Dataset content ->
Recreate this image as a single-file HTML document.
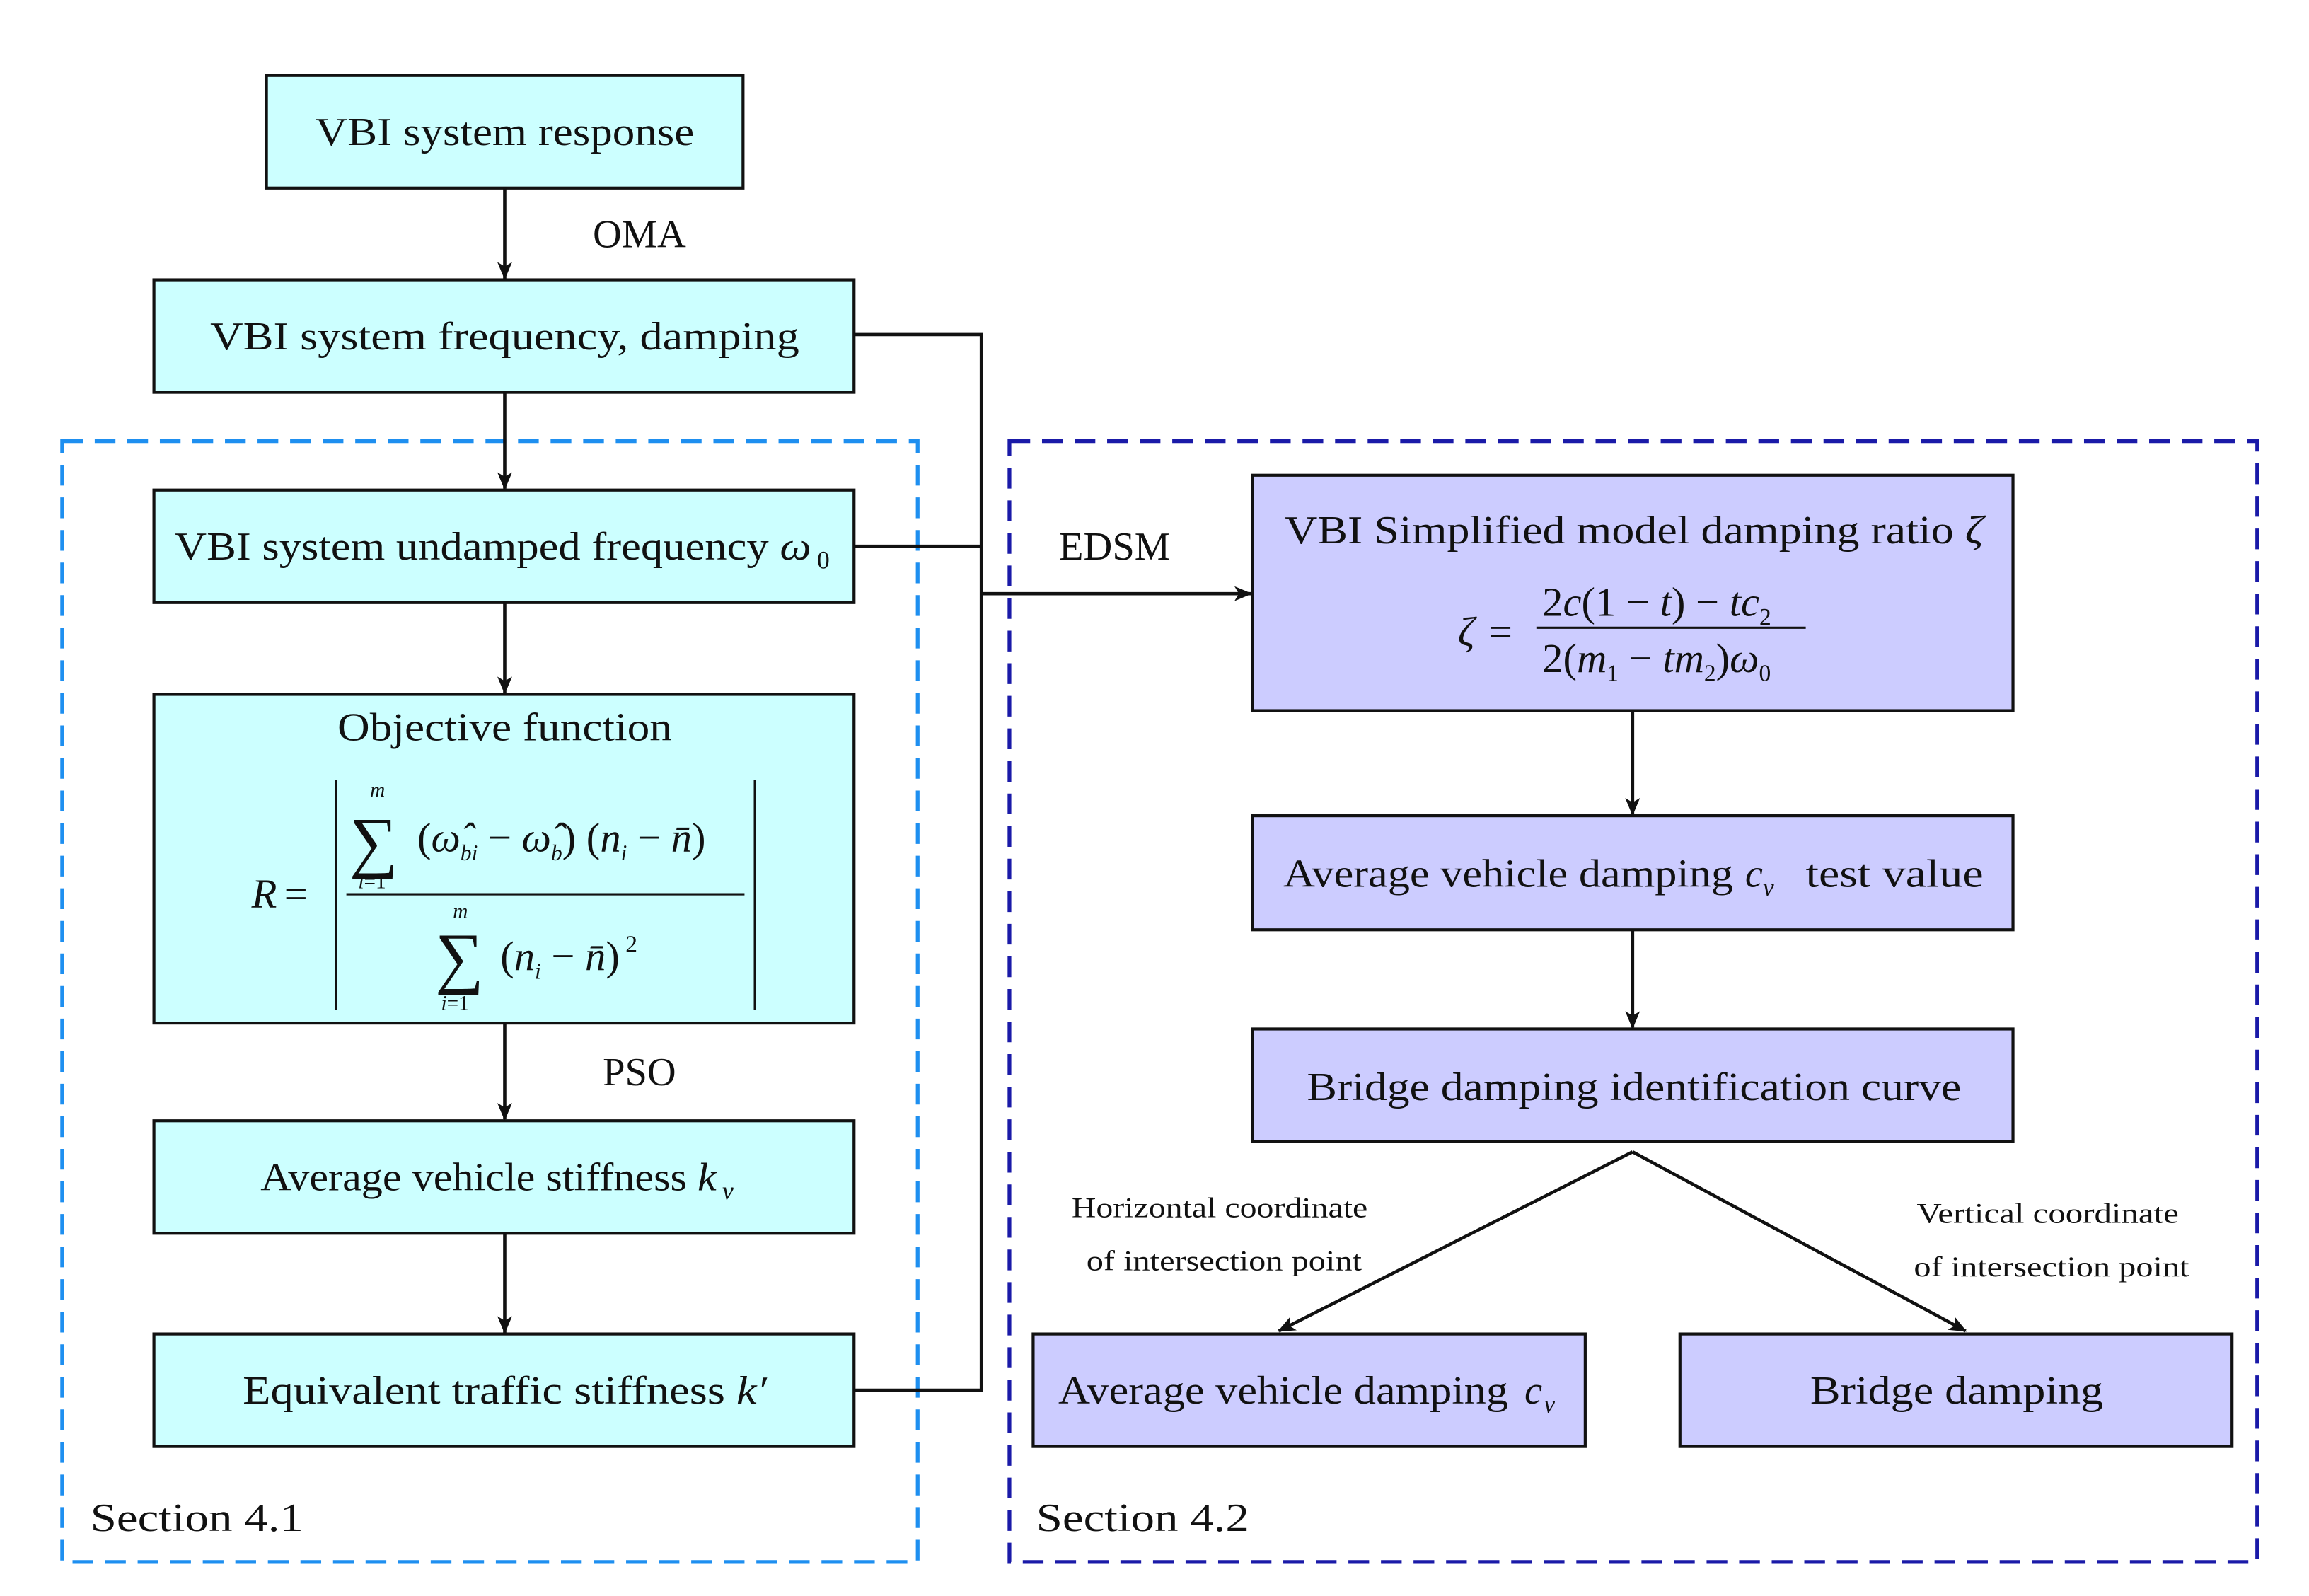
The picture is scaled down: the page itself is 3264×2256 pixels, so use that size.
<!DOCTYPE html>
<html><head><meta charset="utf-8"><style>
html,body{margin:0;padding:0;background:#fff;}
svg{display:block;}
text{font-family:"Liberation Serif",serif;fill:#111;}
.t{font-size:27px;text-anchor:middle;}
.i{font-style:italic;}
</style></head><body>
<svg width="3264" height="2256" viewBox="0 0 1560 1078" preserveAspectRatio="none" xmlns="http://www.w3.org/2000/svg">
<defs><marker id="a" viewBox="0 0 12 10" refX="11" refY="5" markerWidth="12" markerHeight="10" markerUnits="userSpaceOnUse" orient="auto"><path d="M0,0 L12,5 L0,10 L3,5 z" fill="#111"/></marker></defs>
<rect x="42" y="298" width="578" height="757" fill="none" stroke="#1e8ff0" stroke-width="2.5" stroke-dasharray="14,8"/>
<rect x="682" y="298" width="843" height="757" fill="none" stroke="#1a1aa8" stroke-width="2.5" stroke-dasharray="14,8"/>
<g stroke="#111" stroke-width="2" fill="#ccffff">
<rect x="180" y="51" width="322" height="76"/>
<rect x="104" y="189" width="473" height="76"/>
<rect x="104" y="331" width="473" height="76"/>
<rect x="104" y="469" width="473" height="222"/>
<rect x="104" y="757" width="473" height="76"/>
<rect x="104" y="901" width="473" height="76"/>
</g>
<g stroke="#111" stroke-width="2" fill="#ccccff">
<rect x="846" y="321" width="514" height="159"/>
<rect x="846" y="551" width="514" height="77"/>
<rect x="846" y="695" width="514" height="76"/>
<rect x="698" y="901" width="373" height="76"/>
<rect x="1135" y="901" width="373" height="76"/>
</g>
<g stroke="#111" stroke-width="2.2" fill="none">
<line x1="341" y1="127" x2="341" y2="188" marker-end="url(#a)"/>
<line x1="341" y1="265" x2="341" y2="330" marker-end="url(#a)"/>
<line x1="341" y1="407" x2="341" y2="468" marker-end="url(#a)"/>
<line x1="341" y1="691" x2="341" y2="756" marker-end="url(#a)"/>
<line x1="341" y1="833" x2="341" y2="900" marker-end="url(#a)"/>
<polyline points="577,226 663,226 663,939 577,939"/>
<line x1="577" y1="369" x2="663" y2="369"/>
<line x1="663" y1="401" x2="845" y2="401" marker-end="url(#a)"/>
<line x1="1103" y1="480" x2="1103" y2="550" marker-end="url(#a)"/>
<line x1="1103" y1="628" x2="1103" y2="694" marker-end="url(#a)"/>
<line x1="1103" y1="778" x2="864" y2="899" marker-end="url(#a)"/>
<line x1="1103" y1="778" x2="1328" y2="899" marker-end="url(#a)"/>
<line x1="234" y1="604" x2="503" y2="604" stroke-width="1.5"/>
<line x1="227" y1="527" x2="227" y2="682" stroke-width="1.5"/>
<line x1="510" y1="527" x2="510" y2="682" stroke-width="1.5"/>
<line x1="1038" y1="424" x2="1220" y2="424" stroke-width="1.5"/>
</g>
<text class="t" x="341" y="98" textLength="256" lengthAdjust="spacingAndGlyphs">VBI system response</text>
<text class="t" x="432" y="167">OMA</text>
<text class="t" x="341" y="236" textLength="398" lengthAdjust="spacingAndGlyphs">VBI system frequency, damping</text>
<text x="118" y="378" font-size="27" textLength="430" lengthAdjust="spacingAndGlyphs">VBI system undamped frequency <tspan class="i">ω</tspan></text>
<text x="552" y="384" font-size="17">0</text>
<text class="t" x="341" y="500" textLength="226" lengthAdjust="spacingAndGlyphs">Objective function</text>
<text x="170" y="613" font-size="28" class="i">R</text><text x="192" y="613" font-size="28">=</text>
<text x="236" y="584" font-size="46">∑</text>
<text x="250" y="538" font-size="14" class="i">m</text>
<text x="242" y="600" font-size="14"><tspan class="i">i</tspan>=1</text>
<text x="282" y="575" font-size="28">(<tspan class="i">ω̂</tspan><tspan font-size="15" class="i" dy="6">bi</tspan><tspan dy="-6"> − </tspan><tspan class="i">ω̂</tspan><tspan font-size="15" class="i" dy="6">b</tspan><tspan dy="-6">) (</tspan><tspan class="i">n</tspan><tspan font-size="15" class="i" dy="6">i</tspan><tspan dy="-6"> − </tspan><tspan class="i">n̄</tspan>)</text>
<text x="294" y="662" font-size="46">∑</text>
<text x="306" y="620" font-size="14" class="i">m</text>
<text x="298" y="682" font-size="14"><tspan class="i">i</tspan>=1</text>
<text x="338" y="655" font-size="28">(<tspan class="i">n</tspan><tspan font-size="15" class="i" dy="6">i</tspan><tspan dy="-6"> − </tspan><tspan class="i">n̄</tspan>)<tspan font-size="16" dy="-12"> 2</tspan></text>
<text class="t" x="432" y="733">PSO</text>
<text x="176" y="804" font-size="27" textLength="308" lengthAdjust="spacingAndGlyphs">Average vehicle stiffness <tspan class="i">k</tspan></text>
<text x="488" y="810" font-size="17" class="i">v</text>
<text class="t" x="341" y="948" textLength="354" lengthAdjust="spacingAndGlyphs">Equivalent traffic stiffness <tspan class="i">k′</tspan></text>
<text x="61" y="1034" font-size="27" textLength="144" lengthAdjust="spacingAndGlyphs">Section 4.1</text>
<text x="700" y="1034" font-size="27" textLength="144" lengthAdjust="spacingAndGlyphs">Section 4.2</text>
<text class="t" x="753" y="378">EDSM</text>
<text class="t" x="1104" y="367" textLength="472" lengthAdjust="spacingAndGlyphs">VBI Simplified model damping ratio <tspan class="i">ζ</tspan></text>
<text x="985" y="436" font-size="28" class="i">ζ</text><text x="1006" y="436" font-size="28">=</text>
<text x="1042" y="416" font-size="28">2<tspan class="i">c</tspan>(1 − <tspan class="i">t</tspan>) − <tspan class="i">tc</tspan><tspan font-size="16" dy="6">2</tspan></text>
<text x="1042" y="454" font-size="28">2(<tspan class="i">m</tspan><tspan font-size="16" dy="6">1</tspan><tspan dy="-6"> − </tspan><tspan class="i">tm</tspan><tspan font-size="16" dy="6">2</tspan><tspan dy="-6">)</tspan><tspan class="i">ω</tspan><tspan font-size="16" dy="6">0</tspan></text>
<text x="867" y="599" font-size="27" textLength="304" lengthAdjust="spacingAndGlyphs">Average vehicle damping</text>
<text x="1179" y="599" font-size="27" class="i">c</text>
<text x="1191" y="605" font-size="17" class="i">v</text>
<text x="1220" y="599" font-size="27" textLength="120" lengthAdjust="spacingAndGlyphs">test value</text>
<text class="t" x="1104" y="743" textLength="442" lengthAdjust="spacingAndGlyphs">Bridge damping identification curve</text>
<text x="724" y="822" font-size="19" textLength="200" lengthAdjust="spacingAndGlyphs">Horizontal coordinate</text>
<text x="734" y="858" font-size="19" textLength="186" lengthAdjust="spacingAndGlyphs">of intersection point</text>
<text x="1295" y="826" font-size="19" textLength="177" lengthAdjust="spacingAndGlyphs">Vertical coordinate</text>
<text x="1293" y="862" font-size="19" textLength="186" lengthAdjust="spacingAndGlyphs">of intersection point</text>
<text x="715" y="948" font-size="27" textLength="304" lengthAdjust="spacingAndGlyphs">Average vehicle damping</text>
<text x="1030" y="948" font-size="27" class="i">c</text>
<text x="1043" y="954" font-size="17" class="i">v</text>
<text class="t" x="1322" y="948" textLength="198" lengthAdjust="spacingAndGlyphs">Bridge damping</text>
</svg>
</body></html>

Given problem -> Set down all the data again exactly as above, pictures excluded.

Correct response ->
Recreate this image as a single-file HTML document.
The picture is scaled down: the page itself is 3264×2256 pixels, so use that size.
<!DOCTYPE html>
<html><head><meta charset="utf-8"><style>
html,body{margin:0;padding:0;background:#fff;}
svg{display:block;}
text{font-family:"Liberation Serif",serif;fill:#111;}
.t{font-size:27px;text-anchor:middle;}
.i{font-style:italic;}
</style></head><body>
<svg width="3264" height="2256" viewBox="0 0 1560 1078" preserveAspectRatio="none" xmlns="http://www.w3.org/2000/svg">
<defs><marker id="a" viewBox="0 0 12 10" refX="11" refY="5" markerWidth="12" markerHeight="10" markerUnits="userSpaceOnUse" orient="auto"><path d="M0,0 L12,5 L0,10 L3,5 z" fill="#111"/></marker></defs>
<rect x="42" y="298" width="578" height="757" fill="none" stroke="#1e8ff0" stroke-width="2.5" stroke-dasharray="14,8"/>
<rect x="682" y="298" width="843" height="757" fill="none" stroke="#1a1aa8" stroke-width="2.5" stroke-dasharray="14,8"/>
<g stroke="#111" stroke-width="2" fill="#ccffff">
<rect x="180" y="51" width="322" height="76"/>
<rect x="104" y="189" width="473" height="76"/>
<rect x="104" y="331" width="473" height="76"/>
<rect x="104" y="469" width="473" height="222"/>
<rect x="104" y="757" width="473" height="76"/>
<rect x="104" y="901" width="473" height="76"/>
</g>
<g stroke="#111" stroke-width="2" fill="#ccccff">
<rect x="846" y="321" width="514" height="159"/>
<rect x="846" y="551" width="514" height="77"/>
<rect x="846" y="695" width="514" height="76"/>
<rect x="698" y="901" width="373" height="76"/>
<rect x="1135" y="901" width="373" height="76"/>
</g>
<g stroke="#111" stroke-width="2.2" fill="none">
<line x1="341" y1="127" x2="341" y2="188" marker-end="url(#a)"/>
<line x1="341" y1="265" x2="341" y2="330" marker-end="url(#a)"/>
<line x1="341" y1="407" x2="341" y2="468" marker-end="url(#a)"/>
<line x1="341" y1="691" x2="341" y2="756" marker-end="url(#a)"/>
<line x1="341" y1="833" x2="341" y2="900" marker-end="url(#a)"/>
<polyline points="577,226 663,226 663,939 577,939"/>
<line x1="577" y1="369" x2="663" y2="369"/>
<line x1="663" y1="401" x2="845" y2="401" marker-end="url(#a)"/>
<line x1="1103" y1="480" x2="1103" y2="550" marker-end="url(#a)"/>
<line x1="1103" y1="628" x2="1103" y2="694" marker-end="url(#a)"/>
<line x1="1103" y1="778" x2="864" y2="899" marker-end="url(#a)"/>
<line x1="1103" y1="778" x2="1328" y2="899" marker-end="url(#a)"/>
<line x1="234" y1="604" x2="503" y2="604" stroke-width="1.5"/>
<line x1="227" y1="527" x2="227" y2="682" stroke-width="1.5"/>
<line x1="510" y1="527" x2="510" y2="682" stroke-width="1.5"/>
<line x1="1038" y1="424" x2="1220" y2="424" stroke-width="1.5"/>
</g>
<text class="t" x="341" y="98" textLength="256" lengthAdjust="spacingAndGlyphs">VBI system response</text>
<text class="t" x="432" y="167">OMA</text>
<text class="t" x="341" y="236" textLength="398" lengthAdjust="spacingAndGlyphs">VBI system frequency, damping</text>
<text x="118" y="378" font-size="27" textLength="430" lengthAdjust="spacingAndGlyphs">VBI system undamped frequency <tspan class="i">ω</tspan></text>
<text x="552" y="384" font-size="17">0</text>
<text class="t" x="341" y="500" textLength="226" lengthAdjust="spacingAndGlyphs">Objective function</text>
<text x="170" y="613" font-size="28" class="i">R</text><text x="192" y="613" font-size="28">=</text>
<text x="236" y="584" font-size="46">∑</text>
<text x="250" y="538" font-size="14" class="i">m</text>
<text x="242" y="600" font-size="14"><tspan class="i">i</tspan>=1</text>
<text x="282" y="575" font-size="28">(<tspan class="i">ω̂</tspan><tspan font-size="15" class="i" dy="6">bi</tspan><tspan dy="-6"> − </tspan><tspan class="i">ω̂</tspan><tspan font-size="15" class="i" dy="6">b</tspan><tspan dy="-6">) (</tspan><tspan class="i">n</tspan><tspan font-size="15" class="i" dy="6">i</tspan><tspan dy="-6"> − </tspan><tspan class="i">n̄</tspan>)</text>
<text x="294" y="662" font-size="46">∑</text>
<text x="306" y="620" font-size="14" class="i">m</text>
<text x="298" y="682" font-size="14"><tspan class="i">i</tspan>=1</text>
<text x="338" y="655" font-size="28">(<tspan class="i">n</tspan><tspan font-size="15" class="i" dy="6">i</tspan><tspan dy="-6"> − </tspan><tspan class="i">n̄</tspan>)<tspan font-size="16" dy="-12"> 2</tspan></text>
<text class="t" x="432" y="733">PSO</text>
<text x="176" y="804" font-size="27" textLength="308" lengthAdjust="spacingAndGlyphs">Average vehicle stiffness <tspan class="i">k</tspan></text>
<text x="488" y="810" font-size="17" class="i">v</text>
<text class="t" x="341" y="948" textLength="354" lengthAdjust="spacingAndGlyphs">Equivalent traffic stiffness <tspan class="i">k′</tspan></text>
<text x="61" y="1034" font-size="27" textLength="144" lengthAdjust="spacingAndGlyphs">Section 4.1</text>
<text x="700" y="1034" font-size="27" textLength="144" lengthAdjust="spacingAndGlyphs">Section 4.2</text>
<text class="t" x="753" y="378">EDSM</text>
<text class="t" x="1104" y="367" textLength="472" lengthAdjust="spacingAndGlyphs">VBI Simplified model damping ratio <tspan class="i">ζ</tspan></text>
<text x="985" y="436" font-size="28" class="i">ζ</text><text x="1006" y="436" font-size="28">=</text>
<text x="1042" y="416" font-size="28">2<tspan class="i">c</tspan>(1 − <tspan class="i">t</tspan>) − <tspan class="i">tc</tspan><tspan font-size="16" dy="6">2</tspan></text>
<text x="1042" y="454" font-size="28">2(<tspan class="i">m</tspan><tspan font-size="16" dy="6">1</tspan><tspan dy="-6"> − </tspan><tspan class="i">tm</tspan><tspan font-size="16" dy="6">2</tspan><tspan dy="-6">)</tspan><tspan class="i">ω</tspan><tspan font-size="16" dy="6">0</tspan></text>
<text x="867" y="599" font-size="27" textLength="304" lengthAdjust="spacingAndGlyphs">Average vehicle damping</text>
<text x="1179" y="599" font-size="27" class="i">c</text>
<text x="1191" y="605" font-size="17" class="i">v</text>
<text x="1220" y="599" font-size="27" textLength="120" lengthAdjust="spacingAndGlyphs">test value</text>
<text class="t" x="1104" y="743" textLength="442" lengthAdjust="spacingAndGlyphs">Bridge damping identification curve</text>
<text x="724" y="822" font-size="19" textLength="200" lengthAdjust="spacingAndGlyphs">Horizontal coordinate</text>
<text x="734" y="858" font-size="19" textLength="186" lengthAdjust="spacingAndGlyphs">of intersection point</text>
<text x="1295" y="826" font-size="19" textLength="177" lengthAdjust="spacingAndGlyphs">Vertical coordinate</text>
<text x="1293" y="862" font-size="19" textLength="186" lengthAdjust="spacingAndGlyphs">of intersection point</text>
<text x="715" y="948" font-size="27" textLength="304" lengthAdjust="spacingAndGlyphs">Average vehicle damping</text>
<text x="1030" y="948" font-size="27" class="i">c</text>
<text x="1043" y="954" font-size="17" class="i">v</text>
<text class="t" x="1322" y="948" textLength="198" lengthAdjust="spacingAndGlyphs">Bridge damping</text>
</svg>
</body></html>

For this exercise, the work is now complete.